[Begin Collected data]

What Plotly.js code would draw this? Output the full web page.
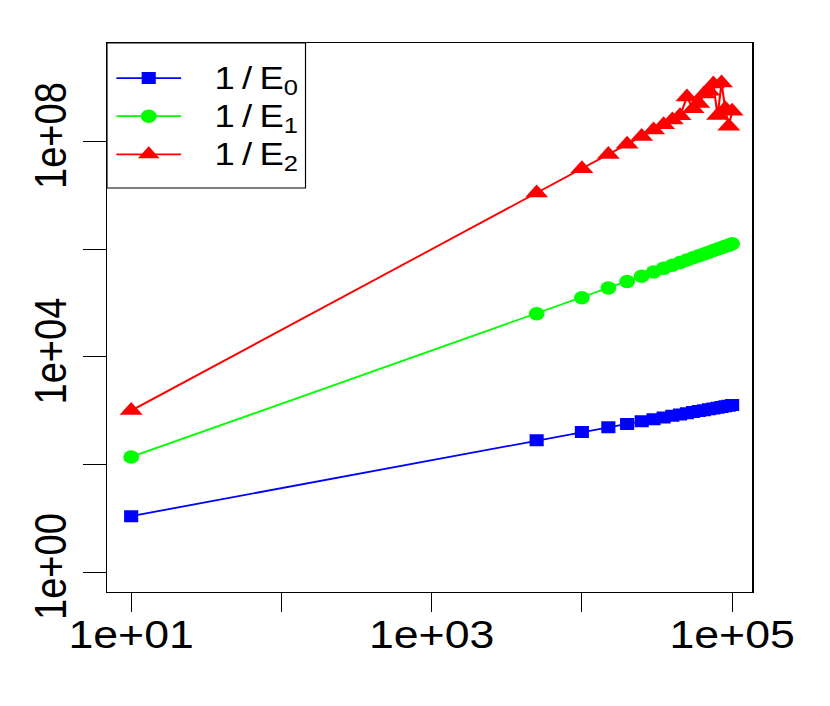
<!DOCTYPE html>
<html>
<head>
<meta charset="utf-8">
<script src="https://cdn.plot.ly/plotly-3.0.1.min.js"></script>
<style>
  html, body { margin: 0; padding: 0; background: #ffffff; overflow: hidden; }
  #wrap { width: 830px; height: 706px; overflow: hidden; }
  #plot { width: 706px; height: 706px; transform: scaleX(1.17564); transform-origin: 0 0; }
</style>
</head>
<body>
<div id="wrap"><div id="plot"></div></div>
<script>
// ---- data ----
const xValues = [10, 5000, 10000, 15000, 20000, 25000, 30000, 35000, 40000, 45000, 50000,
                 55000, 60000, 65000, 70000, 75000, 80000, 85000, 90000, 95000, 100000];
const invE0 = [11, 283, 400, 490, 566, 632, 693, 748, 800, 849, 894,
               938, 980, 1020, 1058, 1095, 1131, 1166, 1200, 1233, 1265];
const invE1 = [138, 63000, 125000, 188000, 250000, 312000, 375000, 437000, 500000, 562000, 625000,
               687000, 750000, 812000, 875000, 937000, 1000000, 1060000, 1120000, 1180000, 1250000];
const invE2 = [1000, 1.1e7, 3.1e7, 5.7e7, 8.8e7, 1.23e8, 1.61e8, 2.03e8, 2.48e8, 2.96e8, 6.6e8,
               4.0e8, 5.0e8, 7.5e8, 8.5e8, 1.15e9, 3.0e8, 1.2e9, 4.0e8, 1.9e8, 3.6e8];
const seriesNames = ['1\u2009/\u2009E<sub>0</sub>', '1\u2009/\u2009E<sub>1</sub>', '1\u2009/\u2009E<sub>2</sub>'];
const xTickVals = [10, 1000, 100000];
const xTickText = ['1e+01', '1e+03', '1e+05'];
const xMinorTicks = [100, 10000];
const yTickVals = [1, 10000, 100000000];
const yTickText = ['1e+00', '1e+04', '1e+08'];
const yMinorTicks = [100, 1000000];

const FONT = 'Liberation Sans, Arial, Helvetica, sans-serif';
const legendLabel = s => '<span style="font-size:31px">\u00a0\u00a0\u2009' + s + '</span>';

const traces = [
  { x: xValues, y: invE0, name: legendLabel(seriesNames[0]), type: 'scatter', mode: 'lines+markers',
    line: { color: '#0000ff', width: 1.8 }, marker: { symbol: 'square', size: 12, color: '#0000ff' } },
  { x: xValues, y: invE1, name: legendLabel(seriesNames[1]), type: 'scatter', mode: 'lines+markers',
    line: { color: '#00ff00', width: 1.8 }, marker: { symbol: 'circle', size: 13.5, color: '#00ff00' } },
  { x: xValues, y: invE2, name: legendLabel(seriesNames[2]), type: 'scatter', mode: 'lines+markers',
    line: { color: '#ff0000', width: 1.8 }, marker: { symbol: 'triangle-up', size: 17, color: '#ff0000' } }
];

const axisCommon = {
  type: 'log', showgrid: false, zeroline: false,
  showline: true, mirror: true, linecolor: '#000000', linewidth: 1,
  ticks: 'outside', ticklen: 19, tickwidth: 1, tickcolor: '#000000',
  tickfont: { family: FONT, size: 38, color: '#000000' }
};

const layout = {
  width: 706, height: 706,
  margin: { l: 90.6, r: 65.5, t: 43, b: 114 },
  paper_bgcolor: '#ffffff', plot_bgcolor: '#ffffff',
  font: { family: FONT, color: '#000000' },
  xaxis: Object.assign({}, axisCommon, {
    range: [0.839, 5.135], tickmode: 'array', tickvals: xTickVals, ticktext: xTickText,
    ticklabelstandoff: -10,
    minor: { tickmode: 'array', tickvals: xMinorTicks, ticks: 'outside', ticklen: 19,
             tickwidth: 1, tickcolor: '#000000', showgrid: false }
  }),
  yaxis: Object.assign({}, axisCommon, {
    range: [-0.367, 9.824], tickmode: 'array', tickvals: yTickVals, ticktext: yTickText,
    tickangle: -90,
    minor: { tickmode: 'array', tickvals: yMinorTicks, ticks: 'outside', ticklen: 19,
             tickwidth: 1, tickcolor: '#000000', showgrid: false }
  }),
  showlegend: true,
  legend: {
    x: 0.0055, xanchor: 'left', y: 0.866, yanchor: 'middle',
    bgcolor: 'rgba(0,0,0,0)', borderwidth: 0,
    font: { family: FONT, size: 27, color: '#000000' },
    itemwidth: 55, tracegroupgap: 0
  },
  shapes: [
    { type: 'rect', xref: 'paper', yref: 'paper', x0: 0, x1: 0.3076, y0: 0.7359, y1: 1,
      line: { color: '#000000', width: 1 }, fillcolor: '#ffffff', layer: 'below' }
  ]
};

Plotly.newPlot('plot', traces, layout, { displayModeBar: false, staticPlot: true });
</script>
</body>
</html>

[End Collected data]

__Stated goal__
Your copy of the data should match it exactly, except that pictures are left out.

__Exercise solution__
What Plotly.js code would draw this? Output the full web page.
<!DOCTYPE html>
<html>
<head>
<meta charset="utf-8">
<script src="https://cdn.plot.ly/plotly-3.0.1.min.js"></script>
<style>
  html, body { margin: 0; padding: 0; background: #ffffff; overflow: hidden; }
  #wrap { width: 830px; height: 706px; overflow: hidden; }
  #plot { width: 706px; height: 706px; transform: scaleX(1.17564); transform-origin: 0 0; }
</style>
</head>
<body>
<div id="wrap"><div id="plot"></div></div>
<script>
// ---- data ----
const xValues = [10, 5000, 10000, 15000, 20000, 25000, 30000, 35000, 40000, 45000, 50000,
                 55000, 60000, 65000, 70000, 75000, 80000, 85000, 90000, 95000, 100000];
const invE0 = [11, 283, 400, 490, 566, 632, 693, 748, 800, 849, 894,
               938, 980, 1020, 1058, 1095, 1131, 1166, 1200, 1233, 1265];
const invE1 = [138, 63000, 125000, 188000, 250000, 312000, 375000, 437000, 500000, 562000, 625000,
               687000, 750000, 812000, 875000, 937000, 1000000, 1060000, 1120000, 1180000, 1250000];
const invE2 = [1000, 1.1e7, 3.1e7, 5.7e7, 8.8e7, 1.23e8, 1.61e8, 2.03e8, 2.48e8, 2.96e8, 6.6e8,
               4.0e8, 5.0e8, 7.5e8, 8.5e8, 1.15e9, 3.0e8, 1.2e9, 4.0e8, 1.9e8, 3.6e8];
const seriesNames = ['1\u2009/\u2009E<sub>0</sub>', '1\u2009/\u2009E<sub>1</sub>', '1\u2009/\u2009E<sub>2</sub>'];
const xTickVals = [10, 1000, 100000];
const xTickText = ['1e+01', '1e+03', '1e+05'];
const xMinorTicks = [100, 10000];
const yTickVals = [1, 10000, 100000000];
const yTickText = ['1e+00', '1e+04', '1e+08'];
const yMinorTicks = [100, 1000000];

const FONT = 'Liberation Sans, Arial, Helvetica, sans-serif';
const legendLabel = s => '<span style="font-size:31px">\u00a0\u00a0\u2009' + s + '</span>';

const traces = [
  { x: xValues, y: invE0, name: legendLabel(seriesNames[0]), type: 'scatter', mode: 'lines+markers',
    line: { color: '#0000ff', width: 1.8 }, marker: { symbol: 'square', size: 12, color: '#0000ff' } },
  { x: xValues, y: invE1, name: legendLabel(seriesNames[1]), type: 'scatter', mode: 'lines+markers',
    line: { color: '#00ff00', width: 1.8 }, marker: { symbol: 'circle', size: 13.5, color: '#00ff00' } },
  { x: xValues, y: invE2, name: legendLabel(seriesNames[2]), type: 'scatter', mode: 'lines+markers',
    line: { color: '#ff0000', width: 1.8 }, marker: { symbol: 'triangle-up', size: 17, color: '#ff0000' } }
];

const axisCommon = {
  type: 'log', showgrid: false, zeroline: false,
  showline: true, mirror: true, linecolor: '#000000', linewidth: 1,
  ticks: 'outside', ticklen: 19, tickwidth: 1, tickcolor: '#000000',
  tickfont: { family: FONT, size: 38, color: '#000000' }
};

const layout = {
  width: 706, height: 706,
  margin: { l: 90.6, r: 65.5, t: 43, b: 114 },
  paper_bgcolor: '#ffffff', plot_bgcolor: '#ffffff',
  font: { family: FONT, color: '#000000' },
  xaxis: Object.assign({}, axisCommon, {
    range: [0.839, 5.135], tickmode: 'array', tickvals: xTickVals, ticktext: xTickText,
    ticklabelstandoff: -10,
    minor: { tickmode: 'array', tickvals: xMinorTicks, ticks: 'outside', ticklen: 19,
             tickwidth: 1, tickcolor: '#000000', showgrid: false }
  }),
  yaxis: Object.assign({}, axisCommon, {
    range: [-0.367, 9.824], tickmode: 'array', tickvals: yTickVals, ticktext: yTickText,
    tickangle: -90,
    minor: { tickmode: 'array', tickvals: yMinorTicks, ticks: 'outside', ticklen: 19,
             tickwidth: 1, tickcolor: '#000000', showgrid: false }
  }),
  showlegend: true,
  legend: {
    x: 0.0055, xanchor: 'left', y: 0.866, yanchor: 'middle',
    bgcolor: 'rgba(0,0,0,0)', borderwidth: 0,
    font: { family: FONT, size: 27, color: '#000000' },
    itemwidth: 55, tracegroupgap: 0
  },
  shapes: [
    { type: 'rect', xref: 'paper', yref: 'paper', x0: 0, x1: 0.3076, y0: 0.7359, y1: 1,
      line: { color: '#000000', width: 1 }, fillcolor: '#ffffff', layer: 'below' }
  ]
};

Plotly.newPlot('plot', traces, layout, { displayModeBar: false, staticPlot: true });
</script>
</body>
</html>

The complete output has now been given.